If the logical origin of icons is in the doctrine of the logos, then it is not surprising that the two concepts should have analogous natures or that the logos should suggest an epistemology similar to the one we saw in the icon. The icon contains its reference to an invisible prototype. The logos contains its invisible essence or idea, whether by "logos" we mean the Second Person of the Trinity or simply a name. Icon and logos require a similar act of seeing, one that goes beyond the physical object toward an immaterial essence, idea, or grace, and thus they come together in the notion of idealism. Neither concept can exist without the ultimately Platonic sense that the physical thing stands for, or points to, something purely ideal.
Early modern literary aesthetics in Russia is completely dominated by this kind of thinking. I have not been able to find any important thinkers of that age that escape it. Even the most "scientific" writers, like Jakobson and his precursors the Formalists, perpetuate the idealist assumptions underlying Orthodox theology and language philosophy. Russian literary aesthetics in this period and the related disciplines that have fostered so much of our subsequent thinking about literary texts in the twentieth century are really an iconology, a logology, an Orthodox Christology, if only in disguise.

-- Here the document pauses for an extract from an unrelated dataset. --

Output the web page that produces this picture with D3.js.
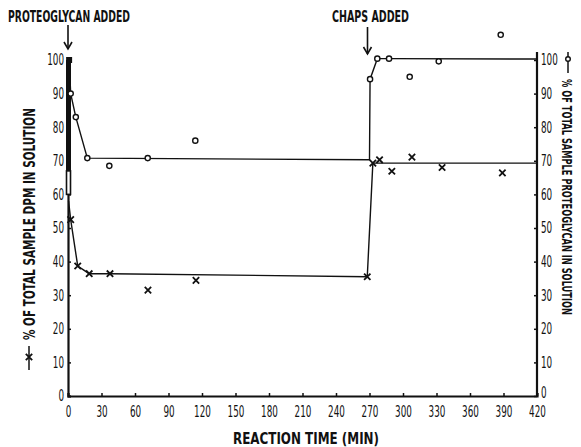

But sometimes it is not in disguise at all. We have an entirely false picture of the intellectual climate of turn-of-the-century Russia because all we ever hear about is the ostensibly secular and scientific thinkers that have been adopted by later twentieth-century schools of criticism. There is a whole range of immensely important and influential thinkers who unabashedly used the language of Orthodox theology. Some were genuinely religious; others were not (or were less so). Some continued to write until well after the revolution, although for those who had not
emigrated it became difficult toward the end of the 1920s to write anything that sounded like theology. If we take a look at what some of the more overtly religious writers were saying about art and language, then we can see that they did not form an obscure, deviant branch of philosophy in an otherwise secularized age. On the contrary, they are the ones that set out the terms of the discourse; the "secular" thinkers appropriated those terms. There is a great deal more coherence in this age than we might think. After all, was it merely an accidental combination of words that Shklovsky, the great Formalist, hit upon when he titled one of the central aesthetic proclamations of the day "The Resurrection of the Word"?